We were puzzled by these errors, as the load on our primary database was consistently under 10% and the number of connections was healthy. We were also seeing other errors causing crashing, such as sending WebSocket messages to an already closed connection (which yes, throws an exception)

At the same time, we noticed that our network traffic was spiking, which was odd as we weren't seeing a corresponding increase in requests to our API:

Just past 1am local time, we deployed a couple things we had hoped would fix the issue (spoiler: they did not). While waiting for the deploy to complete, I hit our metrics endpoint and was hoping to find some clues. I indeed did find something:

The deploy finished and the CPU usage dropped and the crashes stopped, so we were hopeful we had fixed the issue and went to bed.

The issue returns

The next morning, we woke up to the same issue. The CPU usage was high again, the database was steady, and the network traffic was high. We were back to square one.

We had a hunch that if we could get a better idea behind the spikes in network traffic, we could find the root cause of the issue. We had access to AWS Application Load Balancer logs, so we setup the ability to query them in Athena and started by looking at the IPs with the most usage:

SELECT
    client_ip,
    COUNT(*) as request_count,
    sum(received_bytes) / 1024 / 1024 as rx_total_mb,
    sum(sent_bytes) / 1024 / 1024 as tx_total_mb
FROM
    alb_logs
WHERE
    day = '2024/06/20'
GROUP BY
    client_ip
ORDER BY
    tx_total_mb desc;

Which showed a pretty clear winner:

Network traffic by IP

That's 21GB of data used by a single IP address in a single day. We wrote another query to see what paths this IP was hitting and causing the high network traffic:

SELECT
    client_ip,
    COUNT(*) as request_count,
    min(time) as first_request,
    max(time) as last_request,
    sum(received_bytes) / 1024 / 1024 as rx_total_mb,
    sum(sent_bytes) / 1024 / 1024 as tx_total_mb,
    request_verb,
    request_url
FROM
    alb_logs
WHERE
    day = '2024/06/20'
    and client_ip = '93.xxx.xxx.155'
GROUP BY
    client_ip,
    request_verb,
    request_url
ORDER BY
    tx_total_mb desc
limit 1000;

Most of the traffic was coming from just a few different paths, but they were all pointing to our v3 run trace view (just an example):

But the query above showed just a few paths, with thousands of requests each. We dug into the database and saw that these runs had 20k+ logs each, and our trace view lacked pagination. We also "live reload" the trace view as new logs come in, at most once per second.
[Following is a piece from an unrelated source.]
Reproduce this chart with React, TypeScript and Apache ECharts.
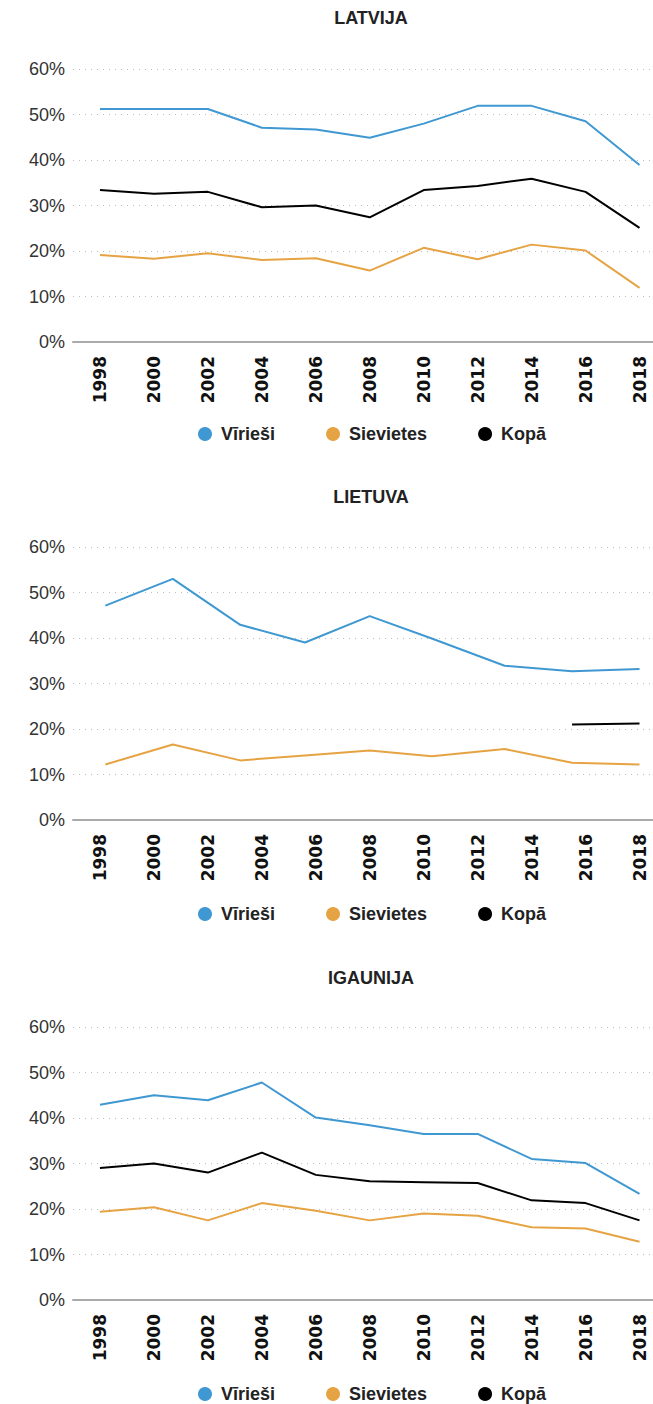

So someone was triggering a v3 run, and viewing the trace view, as 20k+ logs came in, refreshing the entire page every second. This was causing the high network traffic, but doesn't explain the high CPU usage.
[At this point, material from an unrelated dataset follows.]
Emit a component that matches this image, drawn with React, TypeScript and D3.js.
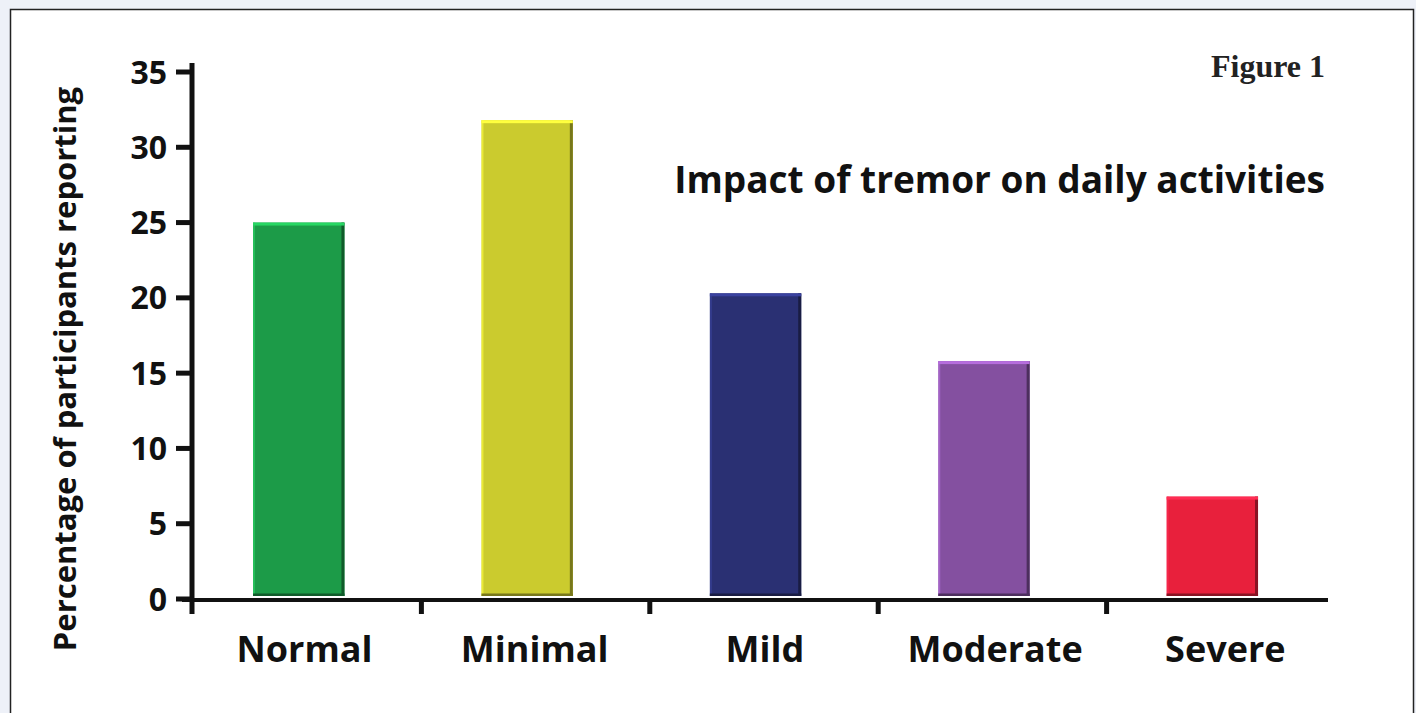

The next step to uncovering the root cause was to instrument the underlying code with some additional telemetry. Luckily we already have OpenTelemetry setup in our application, which sends traces to Baselime.io. After adding additional spans to the code we started seeing traces like this:

As you can see in that trace above, a large amount of time was being spent inside the createSpans span. After about 30 seconds of digging, it was pretty clear what the issue was:

// This isn't the actual code, but a simplified version
for (const log of logs) {
  // remember, 20k+ logs
  const parentSpan = logs.find((l) => log.parentId === l.id);
}

Yup, that's a nested loop. We were iterating over 20k+ logs, and for each log, we were iterating over all the logs again to find the parent log (20k * 20k = 400m). In Big O notation, this is O(n^2), which is not great (it's really bad).

We fixed the issue by creating a map of logs by ID, and then iterating over the logs once to create the spans. We quickly deployed the fix (along with limiting live-reloading the trace view when there are less than 1000 logs) and the CPU usage dropped, the network traffic dropped, and the crashes stopped (for now).
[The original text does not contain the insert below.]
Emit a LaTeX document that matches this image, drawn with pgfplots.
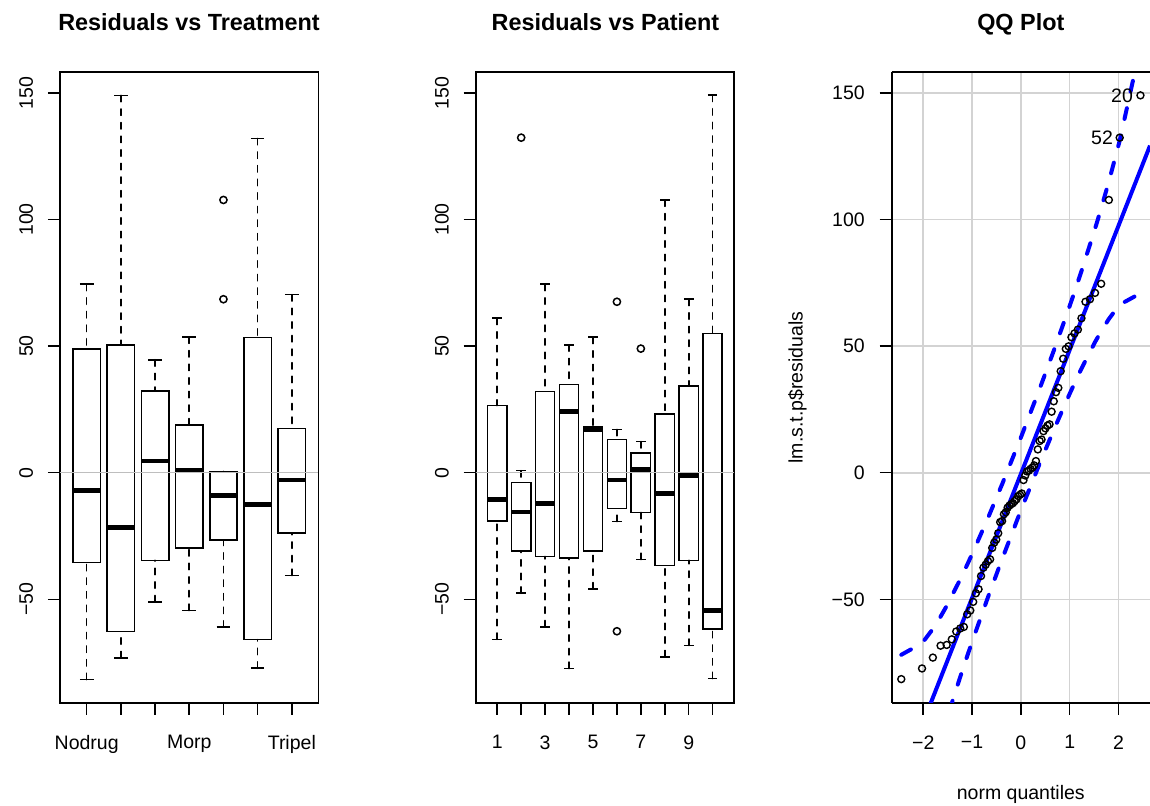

With this one issue fixed, we returned our attention to the event loop lag we had discovered the night before. We had squashed one instance of it, but we had a feeling this wasn't the only place it was causing issues.

Before we dive into how we discovered and fixed the rest of our event loop lag issues, let's take a step back and explain what event loop lag is.

Event loop lag: a primer

Node.js only has a small amount of threads of operation, with the event-loop belonging to the main thread. That means that for every request that comes in, it's processed in the main thread.

This allows Node.js services to run with much more limited memory and resource consumption, as long as the work being done on the main thread by each client is small.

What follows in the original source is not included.